◆ **Dataset records**
--- Begin ---

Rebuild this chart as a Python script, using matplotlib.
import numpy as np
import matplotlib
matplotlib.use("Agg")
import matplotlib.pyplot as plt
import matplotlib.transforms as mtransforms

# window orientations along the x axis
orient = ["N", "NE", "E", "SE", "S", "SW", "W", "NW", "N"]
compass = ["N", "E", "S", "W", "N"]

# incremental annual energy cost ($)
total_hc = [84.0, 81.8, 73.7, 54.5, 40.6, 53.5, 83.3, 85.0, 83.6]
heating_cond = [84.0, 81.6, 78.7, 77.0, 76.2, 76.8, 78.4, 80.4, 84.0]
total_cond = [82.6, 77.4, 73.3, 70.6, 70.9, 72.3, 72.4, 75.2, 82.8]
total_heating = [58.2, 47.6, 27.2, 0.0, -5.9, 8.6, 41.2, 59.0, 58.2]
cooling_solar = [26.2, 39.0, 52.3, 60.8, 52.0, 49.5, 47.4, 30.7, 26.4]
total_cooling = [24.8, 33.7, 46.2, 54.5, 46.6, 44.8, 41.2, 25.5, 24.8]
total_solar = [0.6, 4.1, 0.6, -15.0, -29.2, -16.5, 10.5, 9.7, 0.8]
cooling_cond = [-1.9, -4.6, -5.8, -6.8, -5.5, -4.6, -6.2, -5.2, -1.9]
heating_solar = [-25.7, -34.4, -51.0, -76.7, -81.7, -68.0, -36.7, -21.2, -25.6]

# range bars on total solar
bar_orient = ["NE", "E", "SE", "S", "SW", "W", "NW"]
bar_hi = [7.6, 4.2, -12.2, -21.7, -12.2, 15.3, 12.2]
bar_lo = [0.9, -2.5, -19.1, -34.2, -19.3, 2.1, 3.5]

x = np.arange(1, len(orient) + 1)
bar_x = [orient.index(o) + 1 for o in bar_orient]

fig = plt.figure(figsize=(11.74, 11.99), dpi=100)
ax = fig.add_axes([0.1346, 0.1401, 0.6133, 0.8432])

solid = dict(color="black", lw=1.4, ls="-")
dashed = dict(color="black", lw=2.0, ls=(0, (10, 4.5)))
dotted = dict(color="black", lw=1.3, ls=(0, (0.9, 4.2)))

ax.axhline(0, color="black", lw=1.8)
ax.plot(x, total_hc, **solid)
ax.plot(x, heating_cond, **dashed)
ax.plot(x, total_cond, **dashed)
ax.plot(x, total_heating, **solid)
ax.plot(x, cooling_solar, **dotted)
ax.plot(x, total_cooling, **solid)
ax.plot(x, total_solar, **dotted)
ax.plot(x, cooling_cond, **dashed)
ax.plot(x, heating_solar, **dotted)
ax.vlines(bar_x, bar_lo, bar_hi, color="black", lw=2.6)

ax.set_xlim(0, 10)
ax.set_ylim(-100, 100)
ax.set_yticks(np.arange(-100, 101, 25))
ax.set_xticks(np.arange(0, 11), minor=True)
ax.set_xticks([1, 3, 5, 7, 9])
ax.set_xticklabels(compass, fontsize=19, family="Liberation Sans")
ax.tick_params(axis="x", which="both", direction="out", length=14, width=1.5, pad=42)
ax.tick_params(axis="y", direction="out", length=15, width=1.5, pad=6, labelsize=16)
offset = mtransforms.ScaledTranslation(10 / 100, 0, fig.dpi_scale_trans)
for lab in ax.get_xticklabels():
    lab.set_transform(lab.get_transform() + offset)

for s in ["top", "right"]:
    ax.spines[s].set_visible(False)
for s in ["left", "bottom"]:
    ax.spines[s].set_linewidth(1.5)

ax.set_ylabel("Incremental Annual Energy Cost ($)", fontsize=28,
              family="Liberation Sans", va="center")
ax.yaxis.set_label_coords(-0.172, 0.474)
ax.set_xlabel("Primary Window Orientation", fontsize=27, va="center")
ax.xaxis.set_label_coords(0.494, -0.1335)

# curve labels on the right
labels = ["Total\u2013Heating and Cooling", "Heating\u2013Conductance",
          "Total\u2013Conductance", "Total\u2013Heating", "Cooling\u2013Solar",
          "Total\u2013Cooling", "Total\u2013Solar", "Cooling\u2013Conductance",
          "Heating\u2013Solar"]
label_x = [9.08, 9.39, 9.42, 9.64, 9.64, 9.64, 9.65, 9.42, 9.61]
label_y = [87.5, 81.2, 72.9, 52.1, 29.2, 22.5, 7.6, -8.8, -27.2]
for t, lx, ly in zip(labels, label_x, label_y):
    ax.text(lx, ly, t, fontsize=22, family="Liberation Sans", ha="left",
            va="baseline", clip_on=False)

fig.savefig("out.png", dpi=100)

--- End ---
--- Begin ---

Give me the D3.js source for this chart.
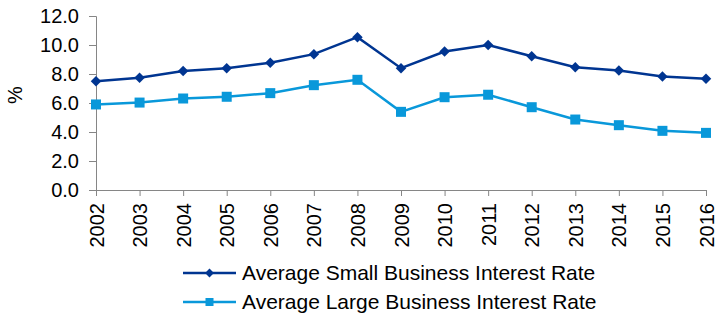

--- End ---

◆ **Given problem**
Using the entries above, give again exactly the lines from the line holding "Rebuild this chart" through the line holding "ls=(0, (0.9, 4.2)))". Include both end lines and nothing else.

◆ **Exercise answer**
Rebuild this chart as a Python script, using matplotlib.
import numpy as np
import matplotlib
matplotlib.use("Agg")
import matplotlib.pyplot as plt
import matplotlib.transforms as mtransforms

# window orientations along the x axis
orient = ["N", "NE", "E", "SE", "S", "SW", "W", "NW", "N"]
compass = ["N", "E", "S", "W", "N"]

# incremental annual energy cost ($)
total_hc = [84.0, 81.8, 73.7, 54.5, 40.6, 53.5, 83.3, 85.0, 83.6]
heating_cond = [84.0, 81.6, 78.7, 77.0, 76.2, 76.8, 78.4, 80.4, 84.0]
total_cond = [82.6, 77.4, 73.3, 70.6, 70.9, 72.3, 72.4, 75.2, 82.8]
total_heating = [58.2, 47.6, 27.2, 0.0, -5.9, 8.6, 41.2, 59.0, 58.2]
cooling_solar = [26.2, 39.0, 52.3, 60.8, 52.0, 49.5, 47.4, 30.7, 26.4]
total_cooling = [24.8, 33.7, 46.2, 54.5, 46.6, 44.8, 41.2, 25.5, 24.8]
total_solar = [0.6, 4.1, 0.6, -15.0, -29.2, -16.5, 10.5, 9.7, 0.8]
cooling_cond = [-1.9, -4.6, -5.8, -6.8, -5.5, -4.6, -6.2, -5.2, -1.9]
heating_solar = [-25.7, -34.4, -51.0, -76.7, -81.7, -68.0, -36.7, -21.2, -25.6]

# range bars on total solar
bar_orient = ["NE", "E", "SE", "S", "SW", "W", "NW"]
bar_hi = [7.6, 4.2, -12.2, -21.7, -12.2, 15.3, 12.2]
bar_lo = [0.9, -2.5, -19.1, -34.2, -19.3, 2.1, 3.5]

x = np.arange(1, len(orient) + 1)
bar_x = [orient.index(o) + 1 for o in bar_orient]

fig = plt.figure(figsize=(11.74, 11.99), dpi=100)
ax = fig.add_axes([0.1346, 0.1401, 0.6133, 0.8432])

solid = dict(color="black", lw=1.4, ls="-")
dashed = dict(color="black", lw=2.0, ls=(0, (10, 4.5)))
dotted = dict(color="black", lw=1.3, ls=(0, (0.9, 4.2)))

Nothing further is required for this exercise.